Leave that to the side for the moment and try to clinically analyse the fact that the industry today is at a place where there are only three operators of any substance. About 6-7 years ago there were 6-8 players, and at that time, the same two large telcos were arguing that there was too much competition and that it will kill the industry.
The government and policymakers will look at this with cold facts. Airtel has a market capitalisation of $26 billion today. Vodafone Idea is also significantly valued and there is no financial evidence that points to anything contrary. Both these companies are backed by significant strategic names—SingTel and Vodafone respectively—that are big boys in telecom that must fully understand the missteps made in previous years.
Regulatory Playing Field
There is one point that I have consistently maintained in telecom, back from when I left the sector in 2006. That is, that the telecom companies have not really done their bit in improving the regulatory environment in India. It’s been 25-26 years since the first Indian telecom company was given a licence. I was among the first in 1995.
Telcos, instead of being mature and responsible stakeholders in developing a strong, credible regulatory framework, continue to try and ‘manage’ policy through public relations and politics.
Why should the sustained functioning of a sector become a political issue every time, with administratively driven discussions on bailout packages?
Rules-based governance should be the norm rather than this ad hoc approach. That is the responsibility of these telecom companies, who have not done their bit in creating such a regime.
That’s why we are still struggling with basic regulatory issues.
Even today, basic disputes of inter-connect, competition, new entrants are still being adjudicated in the public domain and the media instead of being done through a regulator and a regulatory process that is transparent and accountable.
I think one of the biggest disservices that the Indian telecom companies have done to the sector, is that they have not played a part in helping evolve a strong, robust, regulatory framework. That would have solved any disputes that required adjudication between government and the telecom companies, or between telecom companies themselves, or consumers and telecom companies.
Even today, on basic issues of quality of service, it is the government that has to intervene.
This is a glaring gap for an industry that is worth billions of dollars, that they continue to shortcut things and oppose the creation of a world-class regulatory framework of laws and rules.
Telcos’ conduct on issues like net neutrality, call-drops are all evidence to this over the years. Some of their recent requests like minimum pricing slabs are bizarre and just foolish – knowing fully that in a free-market model, governments cannot intervene to regulate minimum pricing just because one or two companies find it difficult to compete.
The Way Out
I’m frankly disappointed that these big multi-billion telecom companies are seeking a bailout from Indian taxpayers. Not only is it disappointing but it is also not tenable.

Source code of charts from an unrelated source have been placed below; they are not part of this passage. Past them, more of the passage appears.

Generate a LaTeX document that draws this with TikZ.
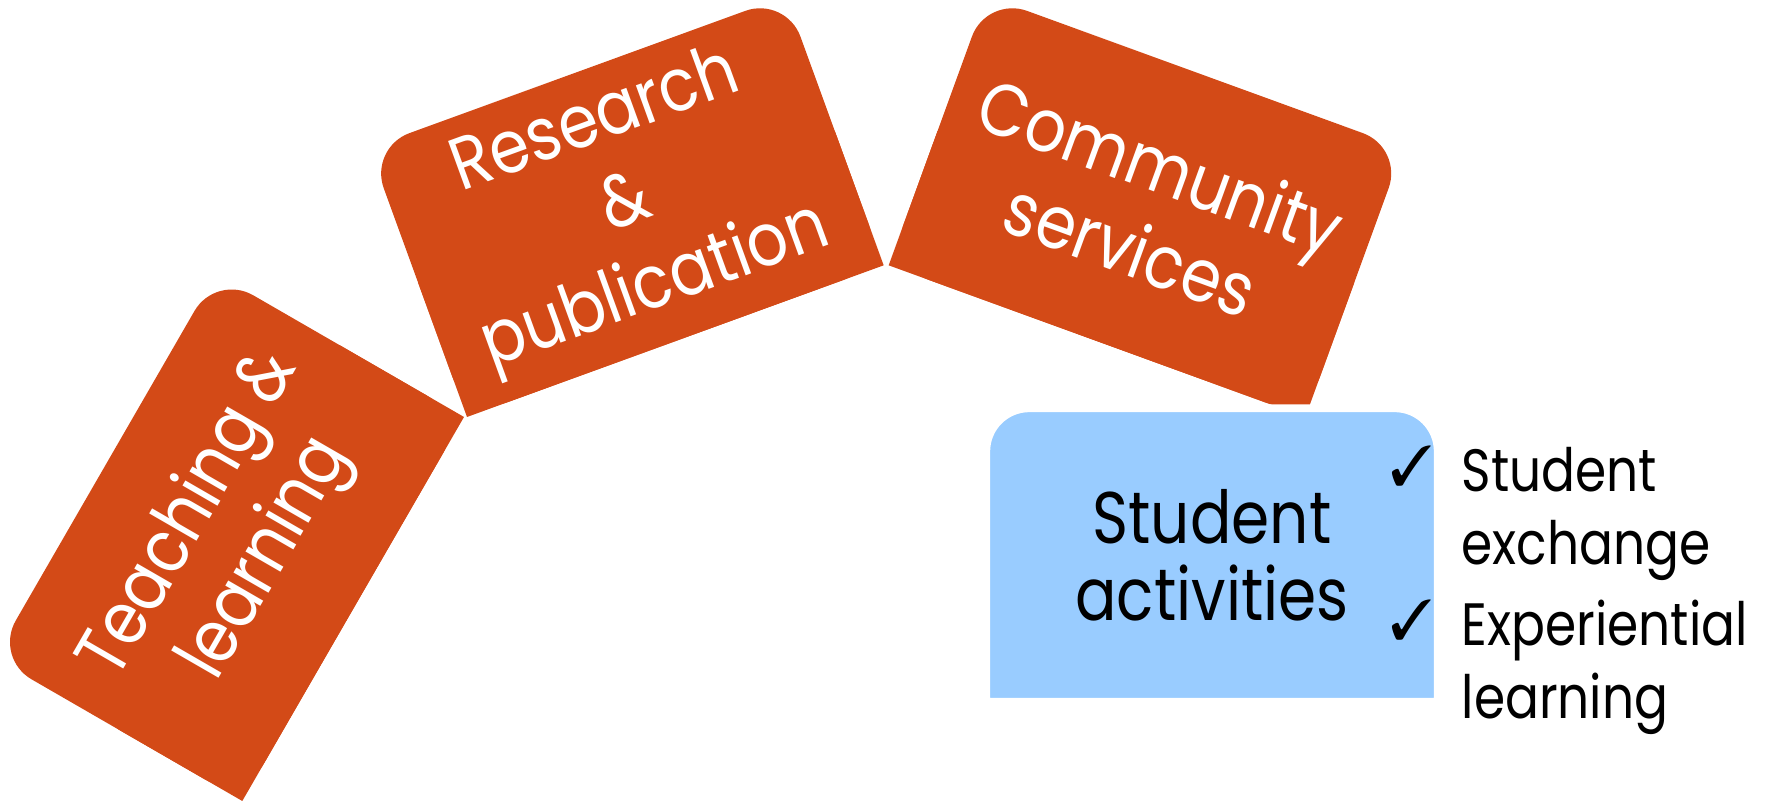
\documentclass[tikz,border=0pt]{standalone}
\usepackage{fontspec}
\usepackage{pifont}
\usetikzlibrary{positioning, backgrounds}

\newfontfamily\pillarfont[FakeStretch=0.87]{Poppins}
\newfontfamily\listfont[FakeStretch=0.84]{Poppins}

\definecolor{pillarorange}{RGB}{211,74,23}
\definecolor{activityblue}{RGB}{153,204,255}

\tikzset{
  pillar/.style={minimum width=4.42cm, minimum height=2.85cm, inner sep=0pt,
    text=white, align=center, font=\pillarfont\fontsize{21}{25}\selectfont},
  actbox/.style={minimum width=4.5cm, minimum height=2.92cm, inner sep=0pt,
    align=center, font=\listfont\fontsize{20.8}{22}\selectfont},
  listitem/.style={inner sep=0pt, align=left, anchor=base west,
    font=\listfont\fontsize{17}{21}\selectfont},
  tick/.style={inner sep=0pt, anchor=south east, font=\fontsize{16}{16}\selectfont}
}

\begin{document}
\begin{tikzpicture}
  \useasboundingbox (0,0) rectangle (17.73,8.01);

  % three pillars on an arc
  \node[pillar, rotate=60, anchor=south east] (teach) at (4.64,3.84) {Teaching \&\\learning};
  \node[pillar, rotate=20, anchor=south west] (research) at ([xshift=0.3mm]teach.south east) {Research\\\&\\publication};
  \node[pillar, rotate=-20, anchor=south west] (community) at ([xshift=0.5mm]research.south east) {Community\\services};

  % student activities
  \node[actbox] (activity) at (12.12,2.46) {Student\\activities};

  \begin{scope}[on background layer]
    \foreach \p in {teach, research, community} {
      \fill[pillarorange, rounded corners=4.3mm] (\p.south west) -- (\p.north west) -- (\p.north east) -- (\p.south east) -- cycle;
      \fill[pillarorange] (\p.south west) -- (\p.west) -- (\p.east) -- (\p.south east) -- cycle;
    }
    \path[fill=activityblue, draw=white, line width=2.2pt]
      (activity.south west) -- ([yshift=-4.3mm]activity.north west)
      arc[start angle=180, end angle=90, radius=4.3mm]
      -- ([xshift=-4.3mm]activity.north east)
      arc[start angle=90, end angle=0, radius=4.3mm]
      -- (activity.south east) -- cycle;
  \end{scope}

  % list beside the box (base = last line)
  \node[listitem] (exchange) at (14.61,2.36) {Student\\exchange};
  \node[listitem] (experiential) at (14.61,0.82) {Experiential\\learning};
  \node[tick] (tick1) at ([shift={(-2.7mm,22.1pt)}]exchange.base west) {\ding{51}};
  \node[tick] (tick2) at ([shift={(-2.7mm,22.1pt)}]experiential.base west) {\ding{51}};
\end{tikzpicture}
\end{document}
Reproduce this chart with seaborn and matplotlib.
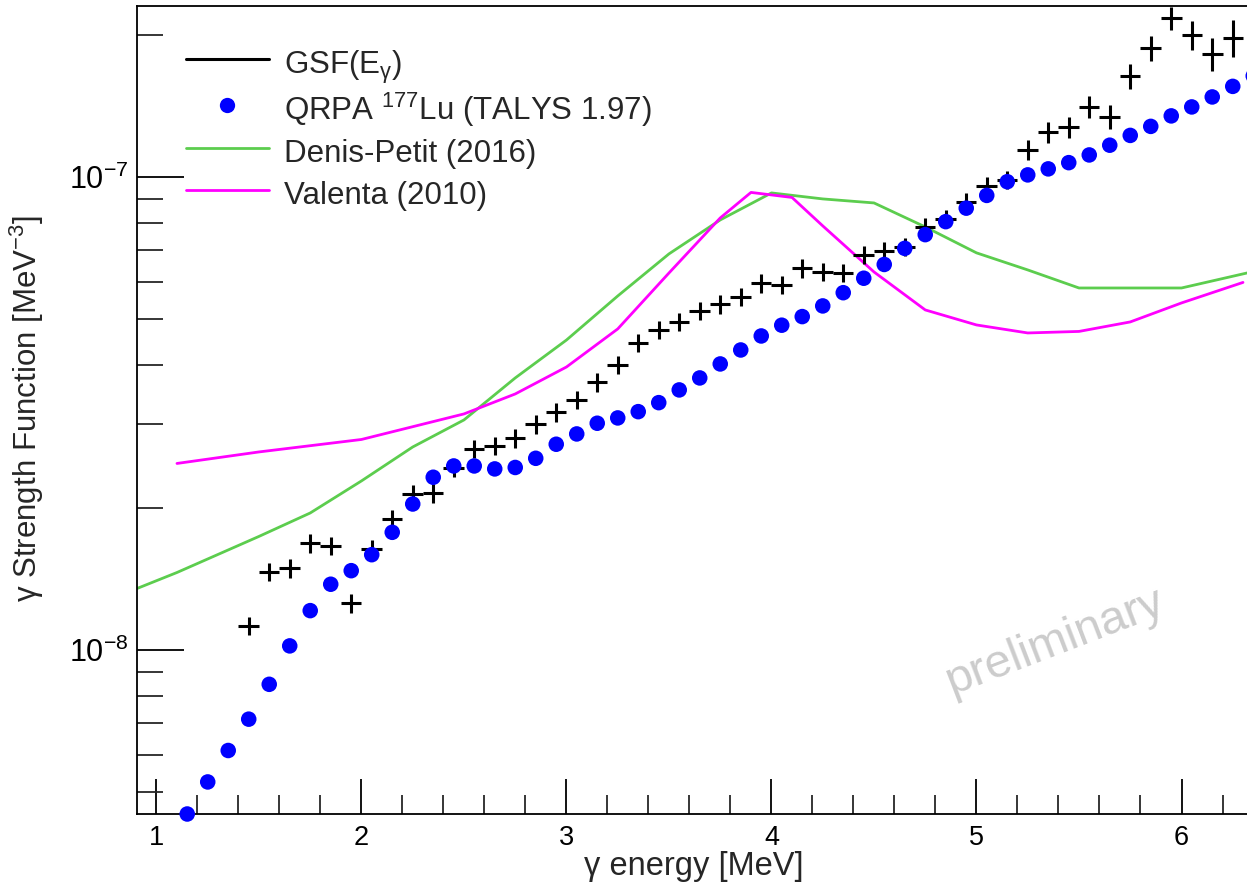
import numpy as np
import matplotlib
import matplotlib.pyplot as plt
import seaborn as sns
from matplotlib.lines import Line2D
from matplotlib.ticker import LogLocator, MultipleLocator, NullFormatter, LogFormatterSciNotation

matplotlib.use('Agg')

# Measured GSF (black crosses), bin centres in MeV
gsf_e = [1.45, 1.55, 1.65, 1.75, 1.85, 1.95, 2.05, 2.15, 2.25, 2.35, 2.45, 2.55, 2.65,
         2.75, 2.85, 2.95, 3.05, 3.15, 3.25, 3.35, 3.45, 3.55, 3.65, 3.75, 3.85, 3.95,
         4.05, 4.15, 4.25, 4.35, 4.45, 4.55, 4.65, 4.75, 4.85, 4.95, 5.05, 5.15, 5.25,
         5.35, 5.45, 5.55, 5.65, 5.75, 5.85, 5.95, 6.05, 6.15, 6.25]
gsf_val = [1.124e-8, 1.464e-8, 1.488e-8, 1.681e-8, 1.661e-8, 1.256e-8, 1.632e-8, 1.889e-8,
           2.134e-8, 2.145e-8, 2.428e-8, 2.660e-8, 2.699e-8, 2.800e-8, 3.000e-8, 3.177e-8,
           3.377e-8, 3.681e-8, 4.004e-8, 4.464e-8, 4.749e-8, 4.945e-8, 5.208e-8, 5.381e-8,
           5.583e-8, 5.960e-8, 5.910e-8, 6.412e-8, 6.306e-8, 6.275e-8, 6.852e-8, 6.982e-8,
           7.122e-8, 7.847e-8, 8.162e-8, 8.867e-8, 9.585e-8, 9.855e-8, 1.141e-7, 1.243e-7,
           1.274e-7, 1.408e-7, 1.341e-7, 1.635e-7, 1.871e-7, 2.165e-7, 1.996e-7, 1.817e-7,
           1.970e-7]
# relative uncertainties (fraction)
gsf_relerr = [0.045, 0.045, 0.045, 0.045, 0.045, 0.045, 0.045, 0.045, 0.045, 0.045,
              0.045, 0.045, 0.045, 0.045, 0.045, 0.045, 0.045, 0.045, 0.045, 0.045,
              0.045, 0.045, 0.045, 0.045, 0.045, 0.045, 0.045, 0.045, 0.045, 0.045,
              0.045, 0.045, 0.045, 0.045, 0.045, 0.045, 0.045, 0.045, 0.05, 0.05,
              0.05, 0.055, 0.06, 0.06, 0.06, 0.055, 0.07, 0.08, 0.09]

# QRPA 177Lu (TALYS 1.97)
qrpa_e = [1.15, 1.25, 1.35, 1.45, 1.55, 1.65, 1.75, 1.85, 1.95, 2.05, 2.15, 2.25, 2.35,
          2.45, 2.55, 2.65, 2.75, 2.85, 2.95, 3.05, 3.15, 3.25, 3.35, 3.45, 3.55, 3.65,
          3.75, 3.85, 3.95, 4.05, 4.15, 4.25, 4.35, 4.45, 4.55, 4.65, 4.75, 4.85, 4.95,
          5.05, 5.15, 5.25, 5.35, 5.45, 5.55, 5.65, 5.75, 5.85, 5.95, 6.05, 6.15, 6.25, 6.35]
qrpa_val = [4.50e-9, 5.26e-9, 6.13e-9, 7.14e-9, 8.46e-9, 1.020e-8, 1.211e-8, 1.377e-8,
            1.471e-8, 1.590e-8, 1.773e-8, 2.035e-8, 2.318e-8, 2.449e-8, 2.449e-8, 2.414e-8,
            2.431e-8, 2.542e-8, 2.722e-8, 2.862e-8, 3.015e-8, 3.094e-8, 3.190e-8, 3.333e-8,
            3.546e-8, 3.759e-8, 4.024e-8, 4.307e-8, 4.611e-8, 4.859e-8, 5.067e-8, 5.337e-8,
            5.692e-8, 6.107e-8, 6.531e-8, 7.063e-8, 7.551e-8, 8.044e-8, 8.590e-8, 9.140e-8,
            9.770e-8, 1.010e-7, 1.040e-7, 1.072e-7, 1.113e-7, 1.167e-7, 1.224e-7, 1.279e-7,
            1.346e-7, 1.406e-7, 1.476e-7, 1.554e-7, 1.635e-7]

# Denis-Petit (2016)
dp_e = [0.9, 1.1, 1.5, 1.75, 2.0, 2.25, 2.5, 2.75, 3.0, 3.25, 3.5, 3.75, 4.0, 4.25,
        4.5, 4.75, 5.0, 5.25, 5.5, 6.0, 6.32]
dp_val = [1.346e-8, 1.458e-8, 1.738e-8, 1.948e-8, 2.277e-8, 2.686e-8, 3.064e-8, 3.759e-8,
          4.521e-8, 5.602e-8, 6.876e-8, 8.112e-8, 9.251e-8, 8.985e-8, 8.811e-8, 7.840e-8,
          6.910e-8, 6.359e-8, 5.824e-8, 5.824e-8, 6.266e-8]

# Valenta (2010)
va_e = [1.1, 1.5, 2.0, 2.5, 2.75, 3.0, 3.25, 3.5, 3.75, 3.9, 4.1, 4.25, 4.5, 4.75,
        5.0, 5.25, 5.5, 5.75, 6.0, 6.3]
va_val = [2.479e-8, 2.622e-8, 2.786e-8, 3.155e-8, 3.477e-8, 3.965e-8, 4.772e-8, 6.266e-8,
          8.190e-8, 9.274e-8, 9.050e-8, 7.880e-8, 6.297e-8, 5.234e-8, 4.865e-8, 4.679e-8,
          4.714e-8, 4.937e-8, 5.415e-8, 5.984e-8]

sns.set_theme(style='ticks')
plt.rcParams['font.family'] = ['Liberation Sans', 'DejaVu Sans']
plt.rcParams['mathtext.fontset'] = 'custom'
plt.rcParams['mathtext.rm'] = 'Liberation Sans'
plt.rcParams['mathtext.it'] = 'Liberation Sans:italic'
plt.rcParams['mathtext.bf'] = 'Liberation Sans:bold'

green = '#5ccd4e'
magenta = '#ff00ff'

fig = plt.figure(figsize=(12.47, 8.85), dpi=100)
ax = fig.add_axes([137 / 1247, 1 - 814 / 885, 1 - 137 / 1247, (814 - 6) / 885])

sns.lineplot(x=dp_e, y=dp_val, color=green, lw=2, ax=ax, sort=False, estimator=None)
sns.lineplot(x=va_e, y=va_val, color=magenta, lw=2, ax=ax, sort=False, estimator=None)

gsf_val_arr = np.array(gsf_val)
ax.errorbar(gsf_e, gsf_val, xerr=0.05, yerr=gsf_val_arr * np.array(gsf_relerr),
            fmt='none', ecolor='black', elinewidth=2.2, capsize=0, zorder=3)

sns.scatterplot(x=qrpa_e, y=qrpa_val, color='blue', s=125, edgecolor='none',
                marker='o', ax=ax, zorder=4, clip_on=False)

ax.set_yscale('log')
ax.set_xlim(0.905, 6.3195)
ax.set_ylim(4.50e-9, 2.298e-7)

ax.xaxis.set_major_locator(MultipleLocator(1))
ax.xaxis.set_minor_locator(MultipleLocator(0.2))
ax.yaxis.set_major_locator(LogLocator(base=10, numticks=10))
ax.yaxis.set_minor_locator(LogLocator(base=10, subs=np.arange(2, 10), numticks=20))
ax.yaxis.set_major_formatter(LogFormatterSciNotation())
ax.yaxis.set_minor_formatter(NullFormatter())

ax.tick_params(axis='x', which='major', direction='in', length=25, width=1.3,
               labelsize=19.5, pad=8, colors='black')
ax.tick_params(axis='x', which='minor', direction='in', length=14, width=1.3)
ax.tick_params(axis='y', which='major', direction='in', length=34, width=1.3,
               labelsize=22, pad=6, colors='black')
ax.tick_params(axis='y', which='minor', direction='in', length=19, width=1.3)

for side in ['left', 'bottom', 'top']:
    ax.spines[side].set_linewidth(1.3)
    ax.spines[side].set_color('black')
ax.spines['right'].set_visible(False)
ax.set_xlabel('')
ax.set_ylabel('')

fig.text(694 / 1247, 1 - 866 / 885, 'γ energy [MeV]', ha='center', va='center',
         fontsize=23.5)
fig.text(27 / 1247, 1 - 408 / 885, 'γ Strength Function [MeV$^{-3}$]', rotation=90,
         ha='center', va='center', fontsize=22.5)

handles = [
    Line2D([], [], color='black', lw=2.2),
    Line2D([], [], color='blue', marker='o', ls='none', markersize=11, markeredgewidth=0),
    Line2D([], [], color=green, lw=2),
    Line2D([], [], color=magenta, lw=2),
]
labels = ['GSF(E$_{\\mathrm{γ}}$)', 'QRPA $^{177}$Lu (TALYS 1.97)',
          'Denis-Petit (2016)', 'Valenta (2010)']
ax.legend(handles, labels, loc='upper left', bbox_to_anchor=(0.0441, 0.952),
          frameon=False, fontsize=22.5, handlelength=2.65, handletextpad=0.5,
          handleheight=1.45, labelspacing=0.15, borderaxespad=0, borderpad=0)

fig.text(1055 / 1247, 1 - 642 / 885, 'preliminary', rotation=21, ha='center', va='center',
         fontsize=34, color='#cccccc')

fig.savefig('out.png', dpi=100)
print("Chart saved as 'out.png'")
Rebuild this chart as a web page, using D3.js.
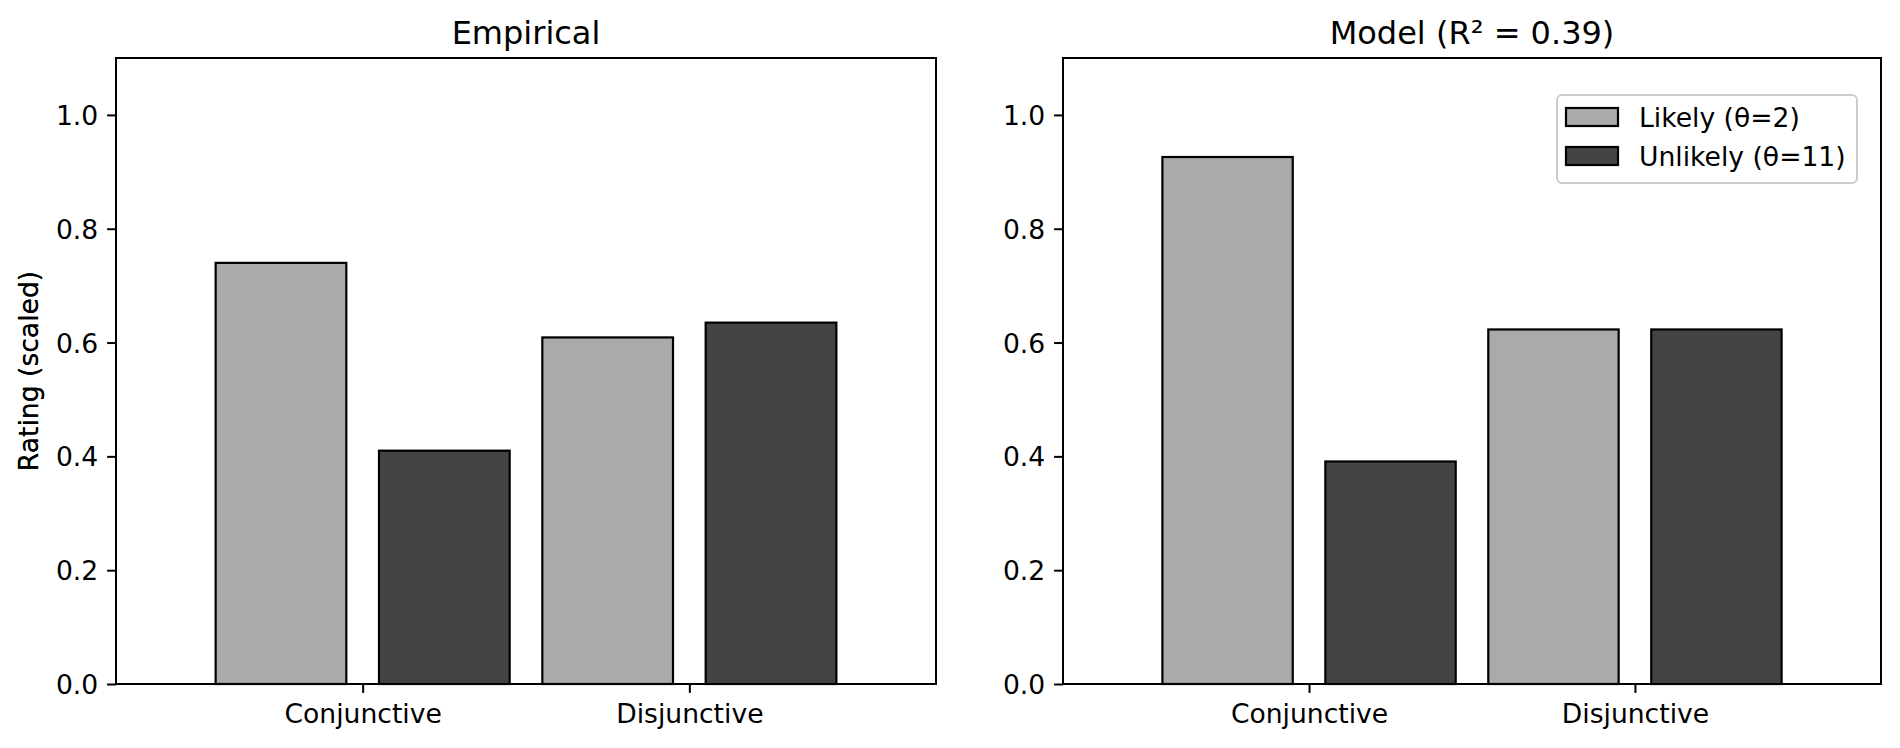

Telcos are not unlike any other sector or company. Many sectors have had to deal with high indebtedness as a result of reckless lending and borrowing in the 2010-2014 timeframe. The culture of opaque bailouts and restructuring of debt have been replaced by the Insolvency and Bankruptcy Code.
Telcos seeking debt bailout forget that under the IBC, even if they default on their debt, the law prescribes an insolvency resolution process with creditors taking over and administering the business before selling it as a going concern to new shareholders.
They have significant market capitalisation and deep-pocketed strategic investors under whose watch their business decisions were taken. They must rebuild their balance sheet, rebuild their business plans and models and compete hard with current and future competitors.
Rajeev Chandrasekhar is a Rajya Sabha Member of Parliament for the BJP; the founder of BPL Mobile; and a technology entrepreneur.
The views expressed here are those of the author and do not necessarily represent the views of Bloomberg Quint or its editorial team.